In only two of the 20 countries covered have prices accelerated
significantly this year: the United States and Denmark.
The sharpest drop in annual house-price inflation over the past year
has been in Britain (from 19% to 2%). Australia, New Zealand and South
Africa have also seen a marked slowdown: Australian prices have even
fallen, if only by 0.1%. Housing markets in Spain, France, Italy and
Ireland have also cooled a bit.
By contrast, America's housing market remains red hot. Average home
prices jumped by 13.4% in the year to the second quarter, the biggest
rise in 26 years--in real terms, the biggest on record. Prices are now
rising at a double-digit pace in 24 states, plus Washington, DC. Seven
states and the capital enjoyed gains of more than 20%.
Even Alan Greenspan, the chairman of the Federal Reserve, now seems to
agree that American homes look overvalued and that there is a risk that
prices could fall. A common counter-claim is that house prices are
sticky downwards: the national average has never fallen year-on-year.

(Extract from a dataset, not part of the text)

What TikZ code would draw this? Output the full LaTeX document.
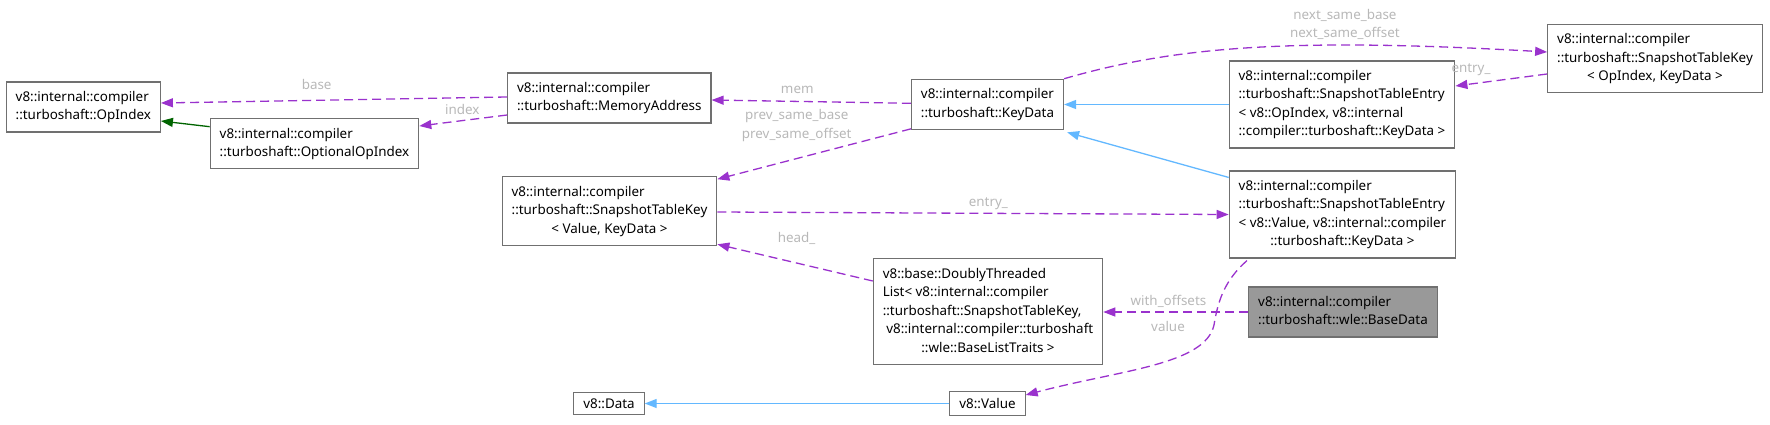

But declines are far from rare in many parts of the country. Richard
DeKaser, the chief economist at National City, a Cleveland bank, has
found that in the past 20 years as many as 63 out of 299 metropolitan
areas studied have seen house prices fall by 10% or more over periods
of at least two years. The median decline during these slumps was 17%.
This is the first time that booms--and hence potential busts--have
occurred in so many states at once.
The popular argument that high house prices are justified by low
interest rates has also been stretched to its limit. The affordability
of houses for first-time buyers, measured by the ratio of median income
to median mortgage payments, is at its most daunting since 1989--the
market's previous peak, after which average nationwide home prices
failed to keep pace with inflation for five years.
On the surface, America's housing boom looks more modest than those
elsewhere. Since 1997 prices have risen by only half as much as in
Britain. On the other hand, the property boom has probably caused a
bigger misallocation of resources in America because of the response of
borrowers, savers and investors. Residential investment has risen to 6%
of GDP, close to a record. Add in the wealth effect from rising home
values and the boost to spending from mortgage-equity withdrawal, and
housing accounted for an astonishing 50% of GDP growth in the first
half of this year, reckons David Rosenberg, chief economist at Merrill
Lynch. Since 2001 more than half of all private-sector jobs created
have been in housing-related industries.
Second-quarter figures, due later this month, are likely to show that
the value of property rose to 33% of households' total assets--the
highest in the 60 years for which data exist. Banks' profits have also
been unduly dependent on mortgage lending. According to the Bank Credit
Analyst, a Canadian research firm, property loans now account for 53%
of banks' total lending, up from 30% two decades ago.
The American economy's addiction to housing leaves it exposed not only
to a cooling of property prices, but also to long-term costs. The
technology bubble in the late 1990s at least left behind a modern
capital stock, which continues to yield productivity gains; a property
boom, in contrast, does nothing to boost long-term growth. Instead, it
diverts resources away from more productive sectors and by fuelling
consumer spending it exacerbates America's economic imbalances.
Eventually, there will be a price to pay.